Hindistan Evliyasından Abdülvahid-i Lahori "rahmetullahi aleyh" hazretleri zamanında adamın biri, bir gece hırsızlığa çıktı.
Ve rastgele girdi bir eve.
Ancak bu ev, bu büyük Veliye aitti.
Bakındı etrafa. Mübarek zatın hırkası ilişti gözüne.
Aldı onu.
Zaten başka da bir şey bulamamıştı alacak.
Kendi kendine;
“Fakir bir eve gelmişim” dedi.
Ve çıkmak için kapıya yöneldi.
Ancak kapı nerde?
Dört taraf duvardı.
“Allah Allah!” dedi. “Ben az önce şuradan girmiştim. Kapı vardı orada, şimdi yok olmuş”.
Çok şaşırdı.
Çaresizlik içinde bıraktı elindeki hırkayı.
Hırkayı yerine koyar koymaz gördü kapıyı.
Sevinmişti.
“Kapıyı bulmuşken hırkayı da alıp öyle çıkayım” diye düşündü.
Dönüp aldı hırkayı.
Fakat o da ne?
Hırkayı alır almaz kapı yine kayboldu.
Şaşkına döndü adam.
Dört döndü evin içinde.
Yine yok olmuştu koca kapı.
Çaresizlik içinde kıvranırken, büyük Veli seslendi içerden:
- Hırkaya ihtiyacın varsa al götür. Ama izinsiz alırsan, tabii ki bulamazsın kapıyı.
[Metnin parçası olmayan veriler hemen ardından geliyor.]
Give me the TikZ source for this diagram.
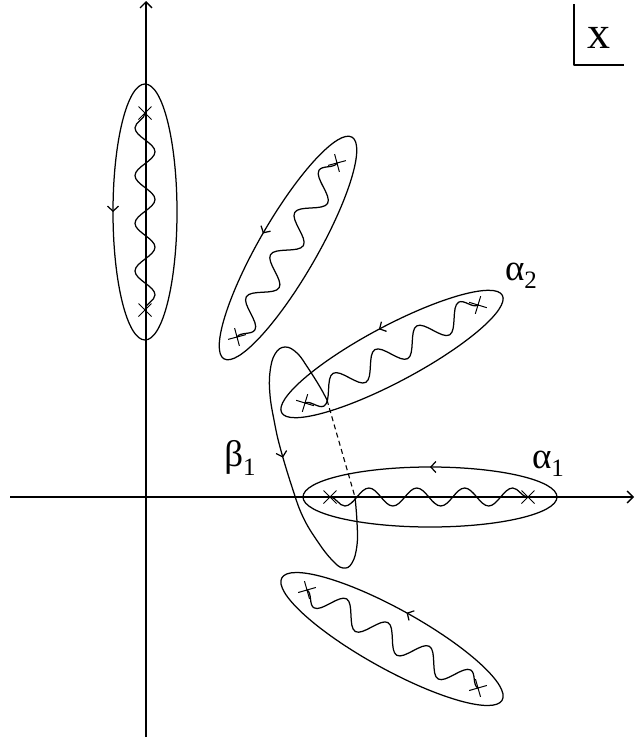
\documentclass[tikz,border=0pt]{standalone}
\usepackage{fontspec}
\setmainfont{Liberation Serif}
\usetikzlibrary{arrows.meta,shapes.misc,decorations.pathmorphing,decorations.markings}

\newcommand{\lowidx}[1]{\raisebox{-0.5ex}{\fontsize{25}{25}\selectfont #1}}

\tikzset{
  axisline/.style={-{Straight Barb[length=6pt,width=12pt]}},
  branch/.style={draw, cross out, minimum size=12pt, inner sep=0pt, line width=1pt},
  wavy/.style 2 args={decorate, decoration={snake, mirror, segment length=#1, amplitude=#2}},
  contour/.style={postaction={decorate, decoration={markings,
      mark=at position #1 with {\arrowreversed{Straight Barb[length=5pt,width=11pt]}}}}},
  lbl/.style={inner sep=0pt, font=\fontsize{37}{37}\selectfont},
}

\begin{document}
\begin{tikzpicture}[x=1pt, y=-1pt, line width=1.25pt, line join=round]
\useasboundingbox (0,0) rectangle (635,739);

% axes
\coordinate (xl) at (10,497);
\coordinate (xr) at (634,497);
\coordinate (yb) at (146,737);
\coordinate (yt) at (146,1);
\draw[axisline] (xl) -- (xr);
\draw[axisline] (yb) -- (yt);

% centres of the loops
\coordinate (c1) at (145,212);
\coordinate (c2) at (288,248);
\coordinate (c3) at (392,354);
\coordinate (c4) at (430,497);
\coordinate (c5) at (392,639);

% loops
\draw[contour=0.5] (c1) ellipse [x radius=32, y radius=128];
\draw[contour=0.75, rotate around={60:(c2)}] (c2) ellipse [x radius=128, y radius=29];
\draw[contour=0.75, rotate around={28:(c3)}] (c3) ellipse [x radius=125, y radius=28];
\draw[contour=0.75] (c4) ellipse [x radius=127, y radius=30];
\draw[contour=0.75, rotate around={-29:(c5)}] (c5) ellipse [x radius=126, y radius=30];

% branch points
\foreach \n/\p/\r in {p1/{145,113}/90, q1/{145,310}/90, p2/{337,163}/60, q2/{237,337}/60,
    p3/{478,305}/28, q3/{305,403}/28, p4/{528,497}/0, q4/{330,497}/0,
    p5/{307,590}/-29, q5/{478,688}/-29}
  \node[branch, rotate=\r] (\n) at (\p) {};

% cuts
\draw[wavy={47.7pt}{10pt}] (p1.center) -- (q1.center);
\draw[wavy={48.6pt}{12pt}] (q2.center) -- (p2.center);
\draw[wavy={48.1pt}{12pt}] (q3.center) -- (p3.center);
\draw[wavy={47.9pt}{9pt}] (q4.center) -- (p4.center);
\draw[wavy={47.7pt}{12pt}] (p5.center) -- (q5.center);

% beta loop: solid on this sheet, dashed between the two cuts
\coordinate (j1) at (327,400);
\coordinate (j2) at (355,497);
\draw[contour=0.523] plot[smooth, tension=0.7] coordinates {(j2) (357,522) (357,545)
    (352,563) (343,568) (332,560) (318,542) (303,517) (292,487) (280,447) (274,420)
    (270,395) (270,372) (275,354) (285,347) (297,353) (308,368) (320,387) (j1)};
\draw[dash pattern=on 5pt off 3.5pt, line width=1.1pt] (j1) -- (j2);

% labels
\node[lbl] (a2) at (521,276) {α\lowidx{2}};
\node[lbl] (a1) at (548,464) {α\lowidx{1}};
\node[lbl] (b1) at (240,458) {β\lowidx{1}};

% sheet label
\coordinate (s1) at (574,4);
\coordinate (s2) at (574,65);
\coordinate (s3) at (624,65);
\draw (s1) -- (s2) -- (s3);
\node[font=\fontsize{46}{46}\selectfont] (sh) at (599,38) {x};
\end{tikzpicture}
\end{document}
Hırsız şaşkın ve mahcuptu.
Hırkayı bıraktığı gibi hızla çıktı kapıdan.
Ancak anlamıştı bir evliyanın evine girdiğini.
Bu hadise, tövbesine sebep oldu.
Ve o sabah koştu bu zatın mescidine.
Elini öpüp, talebesi olmakla şereflendi.
Her şey insan için yaratıldı
Bu zat bir gün sevdiklerine;
- Allahü teâlâ, yerde ve göklerdeki her şeyi kim için yarattı dersiniz? diye sordu.
Sükut ettiler.
Buyurdu ki:
- İnsan için, yani bizim için yarattı. Çünkü kâinattaki her şeyin, insana bir faydası vardır. Biz bilsek de, bilmesek de, bu böyledir.
Ne için yaratıldık?
Bir gün de sevdiklerine;
- Allahü teâlâ biz insanları ne için yarattı dersiniz? diye sordu.
Yine sükut ettiler.
Buyurdu ki:
- Kendisi için, yani kendisine ibadet etmemiz için yarattı. Nitekim Kur’an-ı kerimde mealen; “İnsanları ve cinleri, yalnız bana ibadet etmeleri için yarattım” buyuruyor.